A local banker, Joseph C. Butler, had referred a man with typhoid fever to St. John's and offered to pay for his care. The Sisters refused to accept payment, and after the war in 1866 Butler and a friend, Louis Worthington, bought a large facility, the former Cincinnati Marine Hospital, to present to the sisters on two conditions: that no one be excluded from the hospital because of color or religion, and that the hospital be named “The Hospital of the Good Samaritan,” to honor the sisters’ kindness. The 95-bed hospital opened in 1866.

==Sr. Anthony O'Connell==
Sister Anthony O'Connell, SC (15 August 1812 – 8 December 1897), served with distinction as a nurse on the front lines of the American Civil War. Sister O'Connell was born Mary Ellen O'Connell in Limerick, Ireland. In 1821 she emigrated with her family to Boston. On 5 June 1835 she entered the novitiate of the Sisters of Charity at Emmitsburg and was professed in 1837. Soon after, she went to Cincinnati. In June 1861 Sister O'Connell was one of six Sisters of Charity who went to Camp Dennison, about 15 miles from Cincinnati. She became personally acquainted with Jefferson Davis and knew a number of generals on both sides of the conflict. Her medical skills allowed her to intervene to save soldiers' limbs from amputation. The battle of Shiloh brought ten sisters to the scene including Sr. Anthony. Some describe Sr. Anthony's word as being law with officers, doctors, and soldiers once she had established herself as a prudent and trusted administrator and nurse. She and other sisters often were picked to treat wounded prisoners of war since they showed no bias in serving rebel, yank, white, or black soldiers. Her portrait hangs in the Smithsonian Institution in Washington, DC.

==Ministry==
Immediately following the war, four sisters went to Santa Fe to open St. Vincent's, the first hospital in the New Mexico Territory. As the community continued to grow it was able to offer assistance in the establishment of the Sisters of Charity of Seton Hill in Greensburg, Pennsylvania (1870).

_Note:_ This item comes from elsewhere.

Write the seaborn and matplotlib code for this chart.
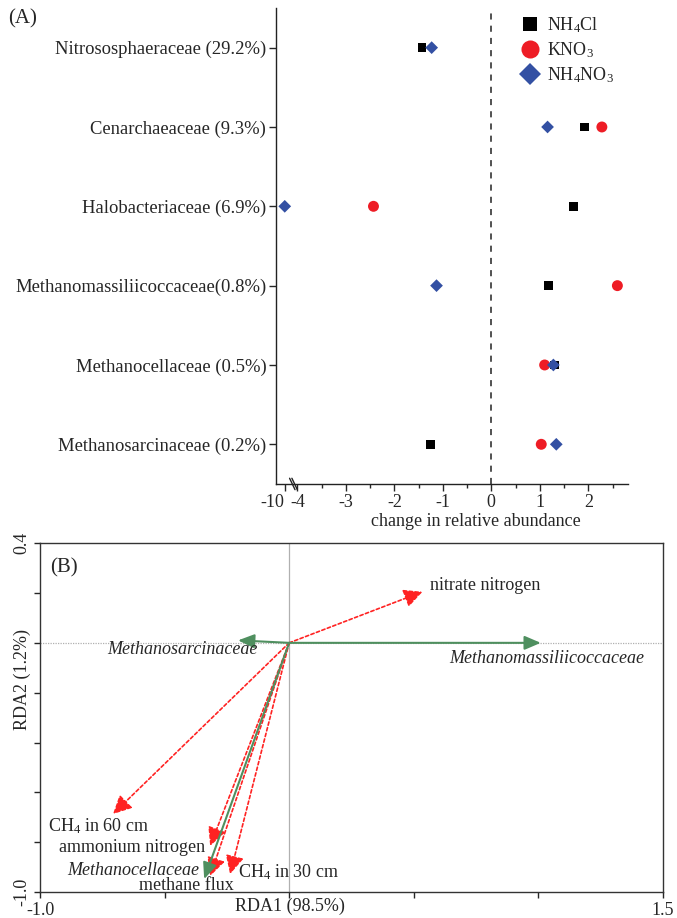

The first sisters were sent to Michigan in 1872. In the 1920s the community decided to change its status from a diocesan to a papal community. This led to the adoption of new constitutions and a change of habit.

In 2011, the Sisters of Charity of Cincinnati founded DePaul Cristo Rey High School. Sisters of Charity of Cincinnati live and minister throughout the United States, Mexico, Guatemala, and Dominica. The congregation sponsors the College of Mount St. Joseph in Cincinnati, Ohio, along with Bayley Place, a continuing care retirement community.

The SC Ministry Foundation evolved from the former Sisters of Charity Health Care Foundation, established in 1986. SC Ministry Foundation, a public grant-making organization that promotes the mission and ministry of the Sisters of Charity of Cincinnati, received the Champion award from Catholic Legal Immigration Network, Inc. (CLINIC) on 24 May 2012, in Austin, Texas.

As of 2019, there were 275 members of the Sisters of Charity of Cincinnati serving in twelve US states and two foreign countries.